Wanda told me she almost skipped the comment. “I thought a payment plan would still require some kind of hardship qualification. I assumed they’d want proof that I was low-income.” She called anyway, on a Thursday afternoon, expecting another rejection.
What she learned changed the shape of her next several months. The Pima County Treasurer’s office offers a formal delinquent tax payment plan that does not require an income qualification. Homeowners who contact the office before their parcel is included in the annual tax lien sale can negotiate a structured repayment schedule, and in some cases, interest charges are reduced or deferred while the plan is in effect. Wanda’s lien had not yet been sold.

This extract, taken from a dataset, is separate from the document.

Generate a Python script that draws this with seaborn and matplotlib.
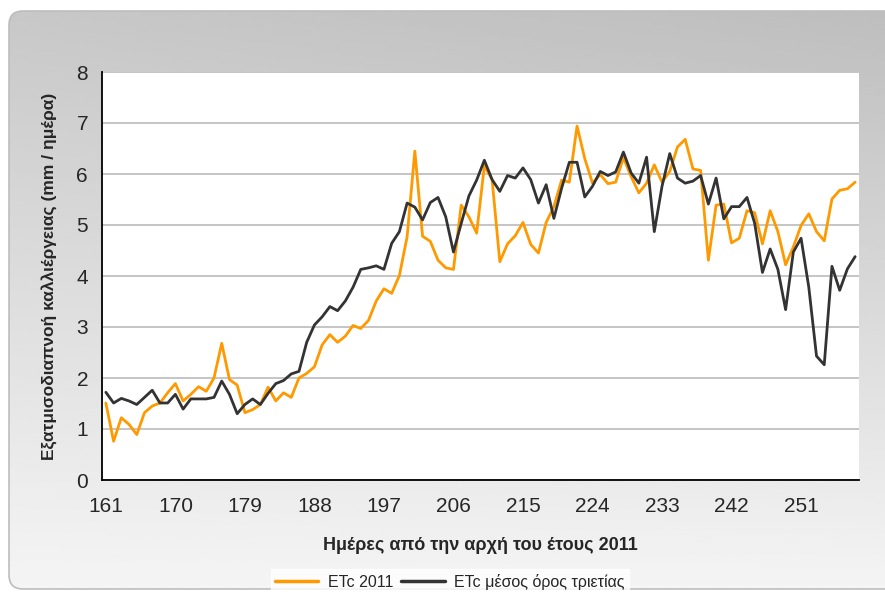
import numpy as np
import pandas as pd
import matplotlib.pyplot as plt
import seaborn as sns
from matplotlib.patches import FancyBboxPatch

# days 161..258
days = list(range(161, 259))

etc_2011 = [
    1.51, 0.76, 1.22, 1.09, 0.89, 1.32, 1.45, 1.51, 1.71, 1.89,
    1.55, 1.68, 1.83, 1.74, 2.00, 2.68, 1.97, 1.86, 1.32, 1.38,
    1.48, 1.82, 1.55, 1.71, 1.62,
    2.00, 2.09, 2.22, 2.65, 2.85, 2.70, 2.82, 3.03, 2.97, 3.13,
    3.51, 3.75, 3.66, 4.01, 4.77, 6.45, 4.78, 4.68, 4.31, 4.16,
    4.13, 5.39, 5.16, 4.84,
    6.16, 5.89, 4.28, 4.63, 4.79, 5.05, 4.62, 4.45, 5.05, 5.36,
    5.88, 5.84, 6.94, 6.30, 5.82, 5.99, 5.81, 5.84, 6.32, 5.95,
    5.63, 5.82, 6.18, 5.84, 6.05,
    6.53, 6.68, 6.10, 6.07, 4.31, 5.39, 5.41, 4.65, 4.74, 5.28,
    5.24, 4.63, 5.28, 4.87, 4.22, 4.57, 4.99, 5.22, 4.87, 4.69,
    5.51, 5.68, 5.71, 5.84,
]

etc_mean = [
    1.72, 1.51, 1.60, 1.55, 1.48, 1.62, 1.76, 1.51, 1.51, 1.68,
    1.39, 1.59, 1.59, 1.59, 1.62, 1.94, 1.68, 1.30, 1.48, 1.59,
    1.48, 1.70, 1.89, 1.95, 2.08,
    2.13, 2.70, 3.04, 3.20, 3.40, 3.32, 3.51, 3.78, 4.13, 4.16,
    4.20, 4.13, 4.64, 4.87, 5.43, 5.35, 5.10, 5.44, 5.54, 5.16,
    4.47, 5.03, 5.57, 5.88,
    6.27, 5.89, 5.66, 5.97, 5.92, 6.12, 5.89, 5.43, 5.79, 5.13,
    5.72, 6.23, 6.23, 5.55, 5.76, 6.05, 5.97, 6.04, 6.43, 6.02,
    5.82, 6.33, 4.87, 5.76, 6.40,
    5.92, 5.82, 5.86, 5.97, 5.41, 5.92, 5.12, 5.36, 5.36, 5.54,
    5.03, 4.07, 4.53, 4.13, 3.34, 4.47, 4.74, 3.78, 2.43, 2.26,
    4.19, 3.72, 4.14, 4.38,
]

series_names = ["ETc 2011", "ETc μέσος όρος τριετίας"]
colors = ["#FF9900", "#333333"]
xtick_labels = list(range(161, 252, 9))

df = pd.DataFrame({
    "day": days * 2,
    "value": etc_2011 + etc_mean,
    "series": [series_names[0]] * len(days) + [series_names[1]] * len(days),
})

sns.set_style("white")
plt.rcParams['font.family'] = ['Liberation Sans', 'DejaVu Sans']

fig = plt.figure(figsize=(8.85, 5.95), dpi=100)

# background panel with gradient and rounded corners
bg = fig.add_axes([0, 0, 1, 1], zorder=-10)
bg.set_xlim(0, 885)
bg.set_ylim(595, 0)
bg.axis("off")
yy, xx = np.mgrid[0:1:200j, 0:1:200j]
shade = 0.78 + 0.18 * yy - 0.04 * xx * (1 - yy)
shade = np.clip(shade, 0, 0.96)
img = bg.imshow(shade, cmap="gray", vmin=0, vmax=1, extent=[0, 885, 595, 0],
                aspect="auto", interpolation="bilinear")
panel = FancyBboxPatch((9, 11), 900, 578, boxstyle="round,pad=0,rounding_size=14",
                       fc="none", ec="#bdbdbd", lw=1.2, transform=bg.transData)
bg.add_patch(panel)
img.set_clip_path(panel)

ax = fig.add_axes([102 / 885, 1 - 480 / 595, (859 - 102) / 885, (480 - 72) / 595])
sns.lineplot(data=df, x="day", y="value", hue="series", palette=colors,
             linewidth=2.0, ax=ax, legend=False)

ax.set_facecolor("white")
ax.set_xlim(160.5, 258.5)
ax.set_ylim(0, 8)
ax.set_yticks(range(0, 9))
ax.yaxis.grid(True, color="#c0c0c0", linewidth=1.3)
ax.set_axisbelow(True)
for s in ["top", "right"]:
    ax.spines[s].set_visible(False)
for s in ["left", "bottom"]:
    ax.spines[s].set_color("black")
    ax.spines[s].set_linewidth(1.3)

ax.set_xticks(xtick_labels)
ax.set_xticklabels([str(d) for d in xtick_labels], fontsize=15)
ax.tick_params(axis="x", length=0, pad=12)
ax.set_xticks(np.arange(160.5, 259, 1), minor=True)
ax.tick_params(axis="x", which="minor", length=6, width=1.2, direction="out", color="black")
ax.tick_params(axis="y", labelsize=15, length=6, width=1.2, direction="out", color="black", pad=4)

ax.set_xlabel("Ημέρες από την αρχή του έτους 2011", fontsize=13, fontweight="bold", labelpad=15)
ax.set_ylabel("Εξατμισοδιαπνοή καλλιέργειας (mm / ημέρα)", fontsize=12.5, fontweight="bold", labelpad=13)

handles = [plt.Line2D([], [], color=c, lw=2.5) for c in colors]
leg = fig.legend(handles, series_names, loc="center", bbox_to_anchor=(450 / 885, 1 - 582 / 595),
                 ncol=2, frameon=True, fontsize=11.5, handlelength=2.7, handletextpad=0.6,
                 columnspacing=0.5, borderpad=0.3, fancybox=False)
leg.get_frame().set_facecolor("white")
leg.get_frame().set_edgecolor("white")

plt.savefig("out.png", dpi=100)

What the Payment Plan Actually Looked Like
Wanda and Marcus were approved for a six-month repayment plan on their $4,200 balance, structured as six payments of $700 beginning in March 2026. A small administrative fee was added to the total, bringing the real cost to approximately $4,310. No lien was sold. No third-party investor entered the picture.
Parallel to that, Wanda had spent part of February reviewing her 2025 federal tax return with a paid preparer. She had not been claiming the full Child Tax Credit for Ethan — a paperwork error that had persisted for two years. Correcting that error, along with an amended return for 2024, is expected to generate a combined refund of roughly $3,100 across both years, according to Wanda’s preparer. That money, she said, will cover the final three installments on the property tax plan.
What Wanda Wishes She Had Known Earlier
Sitting across from Wanda, I kept returning to a question: what took so long? She is organized, resourceful, and clearly willing to ask for help. The answer, she said, was a combination of shame and misdirection.
“I think I assumed that if you make decent money, you’re supposed to figure it out yourself. Like you don’t have the right to ask.” That assumption cost her roughly four months of escalating anxiety and two months of accruing interest on the delinquent balance.
She also pointed to something structural. Every resource she found online — every listicle, every county webpage — led her to income-restricted programs first. The payment plan option, which carries no income test, was buried three pages deep on the Pima County Treasurer’s site and never appeared in any of the assistance roundups she read.
As of early April 2026, Wanda has made her first two installment payments on time. She told me she has also started using a free IRS-certified tax assistance program — the Volunteer Income Tax Assistance program, which serves households earning under $67,000 individually — to verify that Ethan’s college-related credits are being claimed correctly in the year he enrolls. The IRS VITA program operates through local community organizations and universities, including several sites in Tucson.
Her story does not have a tidy ending. The underlying pressure — a teenager about to start college, a home whose assessed value keeps climbing, a job that pays well but not elastically — has not disappeared. What changed is that Wanda now knows her county has a mechanism built for exactly this kind of situation, and that it was available to her the entire time she was being turned away elsewhere.
That knowledge, she told me, is almost as valuable as the payment plan itself.